(Code that draws figures)
--------------------------------
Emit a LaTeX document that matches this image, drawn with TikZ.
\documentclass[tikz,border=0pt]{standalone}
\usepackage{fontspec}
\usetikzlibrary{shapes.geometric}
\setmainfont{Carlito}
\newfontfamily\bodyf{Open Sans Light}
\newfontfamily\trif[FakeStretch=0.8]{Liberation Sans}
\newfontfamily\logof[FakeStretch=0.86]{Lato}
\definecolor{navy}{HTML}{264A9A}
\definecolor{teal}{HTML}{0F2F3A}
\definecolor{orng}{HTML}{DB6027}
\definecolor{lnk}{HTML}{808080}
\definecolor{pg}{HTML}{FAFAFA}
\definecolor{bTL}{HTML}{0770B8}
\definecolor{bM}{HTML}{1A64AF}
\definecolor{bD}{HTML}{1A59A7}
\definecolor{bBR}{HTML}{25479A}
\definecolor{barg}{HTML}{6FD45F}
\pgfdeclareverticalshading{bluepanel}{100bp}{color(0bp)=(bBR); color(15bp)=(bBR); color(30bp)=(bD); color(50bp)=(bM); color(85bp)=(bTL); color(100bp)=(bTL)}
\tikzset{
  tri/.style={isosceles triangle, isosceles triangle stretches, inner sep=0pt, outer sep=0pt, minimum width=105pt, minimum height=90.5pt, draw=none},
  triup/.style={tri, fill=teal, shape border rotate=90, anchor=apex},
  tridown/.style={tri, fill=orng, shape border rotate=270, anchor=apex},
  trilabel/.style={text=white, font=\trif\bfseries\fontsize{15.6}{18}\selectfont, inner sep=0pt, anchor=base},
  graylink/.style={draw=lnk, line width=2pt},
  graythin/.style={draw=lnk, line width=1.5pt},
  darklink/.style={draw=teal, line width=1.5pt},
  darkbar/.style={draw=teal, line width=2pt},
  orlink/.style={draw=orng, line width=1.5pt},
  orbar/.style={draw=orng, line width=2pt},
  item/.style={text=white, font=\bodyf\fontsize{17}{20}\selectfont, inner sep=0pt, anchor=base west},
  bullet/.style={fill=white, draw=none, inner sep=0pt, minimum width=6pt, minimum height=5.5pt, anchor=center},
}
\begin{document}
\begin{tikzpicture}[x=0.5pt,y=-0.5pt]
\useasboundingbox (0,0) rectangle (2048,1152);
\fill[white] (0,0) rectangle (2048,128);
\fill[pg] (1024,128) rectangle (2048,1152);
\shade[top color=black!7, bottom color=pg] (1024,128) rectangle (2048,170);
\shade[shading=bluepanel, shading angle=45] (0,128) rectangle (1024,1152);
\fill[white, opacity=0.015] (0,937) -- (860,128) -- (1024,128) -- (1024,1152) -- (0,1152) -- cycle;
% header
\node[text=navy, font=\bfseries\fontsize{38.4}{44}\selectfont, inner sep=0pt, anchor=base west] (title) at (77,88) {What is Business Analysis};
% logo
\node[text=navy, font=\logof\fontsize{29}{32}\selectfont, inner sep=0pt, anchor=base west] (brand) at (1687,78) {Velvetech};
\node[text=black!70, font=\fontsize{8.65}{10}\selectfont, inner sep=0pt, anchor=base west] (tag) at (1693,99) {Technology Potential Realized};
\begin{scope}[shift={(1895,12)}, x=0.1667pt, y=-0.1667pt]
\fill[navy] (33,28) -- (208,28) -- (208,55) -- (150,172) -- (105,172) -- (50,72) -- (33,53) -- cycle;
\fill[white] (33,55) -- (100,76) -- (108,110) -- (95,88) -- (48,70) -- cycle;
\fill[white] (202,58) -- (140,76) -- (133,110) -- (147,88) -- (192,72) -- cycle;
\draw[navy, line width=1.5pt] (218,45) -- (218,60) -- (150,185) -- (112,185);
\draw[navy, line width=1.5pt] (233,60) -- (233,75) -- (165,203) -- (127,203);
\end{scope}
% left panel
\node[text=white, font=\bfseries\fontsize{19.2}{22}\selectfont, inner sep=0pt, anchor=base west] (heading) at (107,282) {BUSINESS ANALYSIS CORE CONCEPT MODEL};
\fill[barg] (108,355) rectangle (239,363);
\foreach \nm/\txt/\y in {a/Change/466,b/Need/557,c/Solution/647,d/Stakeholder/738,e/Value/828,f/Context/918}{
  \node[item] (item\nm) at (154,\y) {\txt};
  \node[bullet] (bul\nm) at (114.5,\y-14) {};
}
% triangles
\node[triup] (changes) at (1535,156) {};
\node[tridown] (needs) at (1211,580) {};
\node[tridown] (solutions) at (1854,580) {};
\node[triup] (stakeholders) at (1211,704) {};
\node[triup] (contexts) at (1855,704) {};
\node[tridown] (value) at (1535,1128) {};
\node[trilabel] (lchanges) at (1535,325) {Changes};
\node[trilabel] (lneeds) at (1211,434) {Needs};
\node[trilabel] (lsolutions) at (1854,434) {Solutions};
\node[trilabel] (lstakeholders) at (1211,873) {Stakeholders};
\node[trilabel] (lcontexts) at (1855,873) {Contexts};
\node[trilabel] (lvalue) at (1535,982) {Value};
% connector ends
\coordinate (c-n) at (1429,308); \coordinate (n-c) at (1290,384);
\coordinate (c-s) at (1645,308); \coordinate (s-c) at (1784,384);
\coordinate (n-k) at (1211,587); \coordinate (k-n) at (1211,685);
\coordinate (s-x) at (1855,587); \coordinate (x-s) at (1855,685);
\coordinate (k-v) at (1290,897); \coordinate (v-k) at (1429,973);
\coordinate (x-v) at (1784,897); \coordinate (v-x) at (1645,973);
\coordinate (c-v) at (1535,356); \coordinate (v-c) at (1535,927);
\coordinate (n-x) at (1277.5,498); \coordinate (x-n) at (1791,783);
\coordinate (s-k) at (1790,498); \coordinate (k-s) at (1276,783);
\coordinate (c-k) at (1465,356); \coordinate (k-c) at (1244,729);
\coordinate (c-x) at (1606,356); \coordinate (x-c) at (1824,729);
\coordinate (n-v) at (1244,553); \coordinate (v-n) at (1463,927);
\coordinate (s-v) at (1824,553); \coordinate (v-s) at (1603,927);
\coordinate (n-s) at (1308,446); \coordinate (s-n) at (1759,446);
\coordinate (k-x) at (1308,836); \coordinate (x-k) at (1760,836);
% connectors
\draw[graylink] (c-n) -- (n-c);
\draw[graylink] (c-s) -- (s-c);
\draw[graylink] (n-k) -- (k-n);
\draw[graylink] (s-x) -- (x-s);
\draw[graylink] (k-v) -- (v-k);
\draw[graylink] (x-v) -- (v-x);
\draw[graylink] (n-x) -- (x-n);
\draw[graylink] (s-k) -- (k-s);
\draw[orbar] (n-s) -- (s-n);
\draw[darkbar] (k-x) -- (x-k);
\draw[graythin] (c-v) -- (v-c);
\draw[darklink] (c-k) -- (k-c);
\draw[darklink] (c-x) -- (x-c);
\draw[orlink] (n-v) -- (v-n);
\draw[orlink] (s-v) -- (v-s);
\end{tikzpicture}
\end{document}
--------------------------------
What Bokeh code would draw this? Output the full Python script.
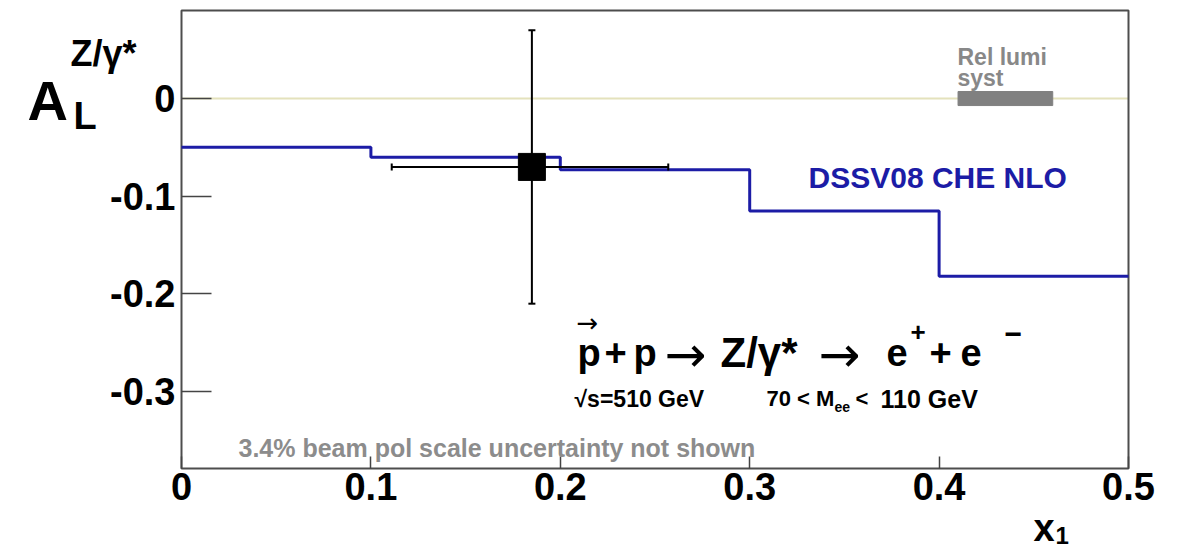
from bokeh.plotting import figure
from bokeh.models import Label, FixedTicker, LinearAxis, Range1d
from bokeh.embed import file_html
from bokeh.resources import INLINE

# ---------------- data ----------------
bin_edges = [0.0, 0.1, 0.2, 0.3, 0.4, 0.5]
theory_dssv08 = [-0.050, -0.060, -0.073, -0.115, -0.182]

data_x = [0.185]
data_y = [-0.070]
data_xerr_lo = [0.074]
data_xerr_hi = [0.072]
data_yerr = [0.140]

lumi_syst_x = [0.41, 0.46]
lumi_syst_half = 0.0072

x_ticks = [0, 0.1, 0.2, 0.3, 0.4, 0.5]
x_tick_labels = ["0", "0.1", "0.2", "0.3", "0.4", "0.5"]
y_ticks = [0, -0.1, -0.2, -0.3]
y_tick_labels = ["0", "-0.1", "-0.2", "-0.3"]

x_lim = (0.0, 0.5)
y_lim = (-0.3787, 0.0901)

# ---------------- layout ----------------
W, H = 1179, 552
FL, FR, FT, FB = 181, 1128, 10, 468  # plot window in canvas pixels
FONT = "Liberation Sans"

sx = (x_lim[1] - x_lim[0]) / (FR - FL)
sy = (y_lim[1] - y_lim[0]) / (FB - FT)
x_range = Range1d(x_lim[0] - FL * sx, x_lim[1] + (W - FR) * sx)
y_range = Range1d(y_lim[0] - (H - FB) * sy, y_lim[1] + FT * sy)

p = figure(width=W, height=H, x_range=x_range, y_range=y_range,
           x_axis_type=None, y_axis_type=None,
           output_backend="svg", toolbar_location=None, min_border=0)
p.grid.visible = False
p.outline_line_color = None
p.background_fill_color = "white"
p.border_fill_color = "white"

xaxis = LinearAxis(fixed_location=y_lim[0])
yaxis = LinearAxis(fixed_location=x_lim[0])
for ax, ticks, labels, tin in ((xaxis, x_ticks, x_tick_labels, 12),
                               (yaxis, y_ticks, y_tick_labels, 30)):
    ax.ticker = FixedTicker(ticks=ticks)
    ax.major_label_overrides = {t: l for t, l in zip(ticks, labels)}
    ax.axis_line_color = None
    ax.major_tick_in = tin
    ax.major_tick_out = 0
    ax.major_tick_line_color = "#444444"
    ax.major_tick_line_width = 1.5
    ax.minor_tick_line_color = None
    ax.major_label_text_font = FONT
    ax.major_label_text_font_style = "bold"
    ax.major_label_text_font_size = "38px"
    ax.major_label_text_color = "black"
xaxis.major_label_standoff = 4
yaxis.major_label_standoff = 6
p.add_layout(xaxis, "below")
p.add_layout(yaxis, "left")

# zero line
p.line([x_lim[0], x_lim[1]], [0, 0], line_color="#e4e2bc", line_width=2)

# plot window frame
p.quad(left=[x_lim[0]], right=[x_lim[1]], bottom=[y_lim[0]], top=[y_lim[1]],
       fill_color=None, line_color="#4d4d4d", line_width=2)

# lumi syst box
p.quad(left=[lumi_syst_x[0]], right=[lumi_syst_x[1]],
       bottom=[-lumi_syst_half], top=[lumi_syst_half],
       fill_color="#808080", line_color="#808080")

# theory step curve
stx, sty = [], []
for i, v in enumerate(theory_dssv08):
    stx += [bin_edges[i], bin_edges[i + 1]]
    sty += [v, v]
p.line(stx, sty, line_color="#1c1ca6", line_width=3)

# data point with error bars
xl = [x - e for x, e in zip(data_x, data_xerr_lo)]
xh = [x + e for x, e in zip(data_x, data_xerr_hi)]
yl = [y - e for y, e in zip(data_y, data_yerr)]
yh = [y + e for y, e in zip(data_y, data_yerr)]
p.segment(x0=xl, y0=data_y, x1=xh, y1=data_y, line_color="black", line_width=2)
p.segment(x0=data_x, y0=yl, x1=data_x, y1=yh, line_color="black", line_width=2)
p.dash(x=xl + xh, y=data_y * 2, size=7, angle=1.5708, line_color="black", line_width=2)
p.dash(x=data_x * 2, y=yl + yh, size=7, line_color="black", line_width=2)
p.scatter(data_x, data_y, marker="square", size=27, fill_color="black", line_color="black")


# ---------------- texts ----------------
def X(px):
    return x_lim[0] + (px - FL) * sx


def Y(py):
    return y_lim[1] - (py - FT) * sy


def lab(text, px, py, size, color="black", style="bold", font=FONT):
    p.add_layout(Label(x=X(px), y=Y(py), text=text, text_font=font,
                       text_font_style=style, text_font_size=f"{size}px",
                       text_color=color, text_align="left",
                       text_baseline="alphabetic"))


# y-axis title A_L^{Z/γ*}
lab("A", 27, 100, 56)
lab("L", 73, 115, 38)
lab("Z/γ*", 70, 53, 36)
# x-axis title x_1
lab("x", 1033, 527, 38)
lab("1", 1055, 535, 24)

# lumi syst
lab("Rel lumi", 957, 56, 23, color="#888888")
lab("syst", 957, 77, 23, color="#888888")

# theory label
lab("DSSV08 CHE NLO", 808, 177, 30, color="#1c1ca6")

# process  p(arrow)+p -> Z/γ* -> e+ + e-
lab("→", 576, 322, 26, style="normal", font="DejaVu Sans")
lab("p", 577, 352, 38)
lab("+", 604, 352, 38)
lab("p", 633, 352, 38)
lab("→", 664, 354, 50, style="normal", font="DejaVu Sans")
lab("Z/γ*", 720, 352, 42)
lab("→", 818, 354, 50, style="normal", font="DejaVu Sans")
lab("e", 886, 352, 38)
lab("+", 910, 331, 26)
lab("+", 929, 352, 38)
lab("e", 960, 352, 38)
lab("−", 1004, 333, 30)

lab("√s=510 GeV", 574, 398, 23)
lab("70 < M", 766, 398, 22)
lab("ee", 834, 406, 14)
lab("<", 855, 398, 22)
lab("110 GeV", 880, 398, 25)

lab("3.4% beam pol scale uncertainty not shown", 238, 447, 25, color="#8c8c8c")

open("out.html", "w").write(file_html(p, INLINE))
--------------------------------
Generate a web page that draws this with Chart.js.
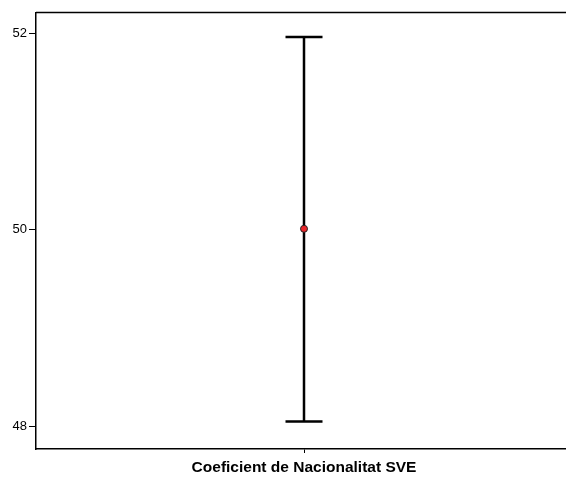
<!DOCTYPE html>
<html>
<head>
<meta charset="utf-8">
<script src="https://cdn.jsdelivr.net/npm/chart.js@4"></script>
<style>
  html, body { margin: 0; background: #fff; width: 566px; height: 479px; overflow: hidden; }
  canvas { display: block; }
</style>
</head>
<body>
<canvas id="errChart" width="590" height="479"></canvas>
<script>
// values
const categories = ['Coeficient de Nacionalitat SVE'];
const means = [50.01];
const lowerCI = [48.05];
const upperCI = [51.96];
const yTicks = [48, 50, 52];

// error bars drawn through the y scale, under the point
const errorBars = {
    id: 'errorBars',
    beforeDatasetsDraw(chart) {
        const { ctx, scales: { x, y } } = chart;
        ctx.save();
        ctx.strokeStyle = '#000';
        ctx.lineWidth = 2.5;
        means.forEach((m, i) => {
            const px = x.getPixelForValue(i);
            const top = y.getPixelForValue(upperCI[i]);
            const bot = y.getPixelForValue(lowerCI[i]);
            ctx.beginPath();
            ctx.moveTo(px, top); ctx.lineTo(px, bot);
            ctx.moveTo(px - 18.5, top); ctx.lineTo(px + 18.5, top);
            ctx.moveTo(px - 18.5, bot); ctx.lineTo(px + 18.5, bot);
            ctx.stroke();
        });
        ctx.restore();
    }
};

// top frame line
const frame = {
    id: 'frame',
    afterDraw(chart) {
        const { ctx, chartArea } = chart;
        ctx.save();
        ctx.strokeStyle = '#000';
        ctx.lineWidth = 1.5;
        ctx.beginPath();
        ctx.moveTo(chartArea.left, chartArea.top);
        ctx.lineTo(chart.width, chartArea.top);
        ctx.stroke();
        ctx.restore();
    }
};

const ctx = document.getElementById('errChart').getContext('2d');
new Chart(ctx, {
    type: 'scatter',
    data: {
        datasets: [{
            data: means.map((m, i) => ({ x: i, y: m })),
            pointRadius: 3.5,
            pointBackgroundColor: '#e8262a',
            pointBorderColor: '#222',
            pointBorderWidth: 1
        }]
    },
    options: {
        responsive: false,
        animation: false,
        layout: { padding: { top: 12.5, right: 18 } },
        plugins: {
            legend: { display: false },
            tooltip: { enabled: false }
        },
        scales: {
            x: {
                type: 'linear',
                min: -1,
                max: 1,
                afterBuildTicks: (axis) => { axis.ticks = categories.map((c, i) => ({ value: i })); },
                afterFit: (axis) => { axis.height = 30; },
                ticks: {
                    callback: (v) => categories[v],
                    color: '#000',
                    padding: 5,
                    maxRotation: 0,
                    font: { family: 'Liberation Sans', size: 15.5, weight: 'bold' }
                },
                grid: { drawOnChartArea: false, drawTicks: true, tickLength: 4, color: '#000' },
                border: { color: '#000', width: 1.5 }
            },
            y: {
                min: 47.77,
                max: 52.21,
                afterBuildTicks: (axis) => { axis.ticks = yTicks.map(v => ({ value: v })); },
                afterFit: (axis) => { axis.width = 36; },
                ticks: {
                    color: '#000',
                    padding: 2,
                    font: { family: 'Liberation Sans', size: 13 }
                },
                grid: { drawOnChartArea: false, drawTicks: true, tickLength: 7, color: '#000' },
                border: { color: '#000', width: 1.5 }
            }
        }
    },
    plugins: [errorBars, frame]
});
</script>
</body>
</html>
--------------------------------
◆ **Task objective**
Lines from the one with "What Bokeh code" through the one with "data_yerr = [0.140]" are the only ones to quote. Quote them exactly and leave out pictures.

◆ **Reply**
What Bokeh code would draw this? Output the full Python script.
from bokeh.plotting import figure
from bokeh.models import Label, FixedTicker, LinearAxis, Range1d
from bokeh.embed import file_html
from bokeh.resources import INLINE

# ---------------- data ----------------
bin_edges = [0.0, 0.1, 0.2, 0.3, 0.4, 0.5]
theory_dssv08 = [-0.050, -0.060, -0.073, -0.115, -0.182]

data_x = [0.185]
data_y = [-0.070]
data_xerr_lo = [0.074]
data_xerr_hi = [0.072]
data_yerr = [0.140]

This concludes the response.